I’m guessing that it’s FMA (Fuse-Multipy-Add) instructions that’s causing the difference. FMA provides more precise computation since it does not need to store intermediary results when computing A*B+C. However, it can lead to differences to non-FMA results.

Does adding “-Mnofma” help?

  • Mat

Hi Mat,

I tried this compile command:

pgf90 -mp -O3 -Mnofma -mcmodel=medium -Mextend -o

on the Xeon system and I seem to be getting good results.

I getting back to the issue when the FMA is used, I get an error only when I also have the -mp flag. I tried some experiments using the -mp flag but only one thread. In the initial loop, several different models are computed where the parameters are read from files. The loop simply loops over the models. Using one thread, I noticed that the first model seems to make it through the many subroutines that are needed to get the final answer. However, the wrong results are returned on loop index 2 and beyond. I then switched around the input files so that the first and second models switched places. Using this new ordering, the model at loop index 1 went through OK, but the second one (and those beyond) did not.
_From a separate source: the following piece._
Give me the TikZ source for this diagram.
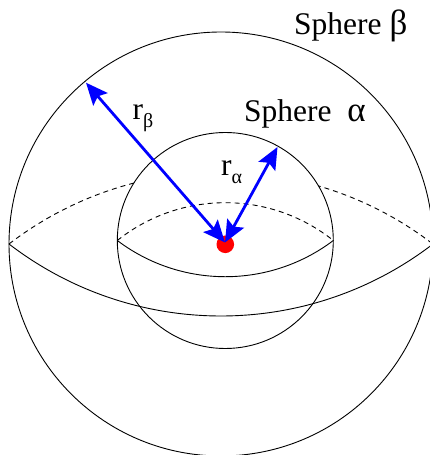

So it seems that with the FMA instructions, all of the subroutines seem to function, or are at least capable of returning the correct answer in certain circumstances. Things apparently go wrong when they are moved to the stack.

Finally, on a somewhat related topic, are the FMA instructions faster? What compile flags would you recommend to milk out all of the speed I can, assuming this issue of the FMA with the -mp flags can be figured out?

Jerry

Finally, on a somewhat related topic, are the FMA instructions faster?

In general, yes FMA is faster. It reduces several instructions and stores into a single operation. It’s also considered more accurate.

What compile flags would you recommend to milk out all of the speed I can, assuming this issue of the FMA with the -mp flags can be figured out?

We recommend using “-fast -Mfprelaxed -Mipa=fast,inline” as the baseline performance flagset. If your code is numerically sensitive, you may need to remove “-Mfprelaxed”.

Other flags to try depending on your hardware:
-Mvect=simd:256
-Mvect=noaltcode
-Mvect=partial

Unrolling is enabled in “-fast”, but you may want to try adjusting the sizes:

% pgf90 -help -Munroll
-M[no]unroll[=c:<n>|n:<n>|m:<n>]
                    Enable loop unrolling
    c:<n>           Completely unroll loops with loop count n or less
    n:<n>           Unroll single-block loops n times
    m:<n>           Unroll multi-block loops n times
    -Munroll        Unroll loops with a loop count of 1

You can also adjust the number of levels to inline. “-Mipa=fast,inline:”

Instead of OpenMP, you can try using OpenACC to accelerate your code on an accelerator such as a NVIDIA GPU. Acceleration can significantly speed-up highly parallel code with a large amount of computation.

  • Mat

Hi Mat,

Thanks for the suggestions. My understanding is that one cannot put subroutine calls into the parallel loops when using openACC. If so, this would rule out its use for me at the moment.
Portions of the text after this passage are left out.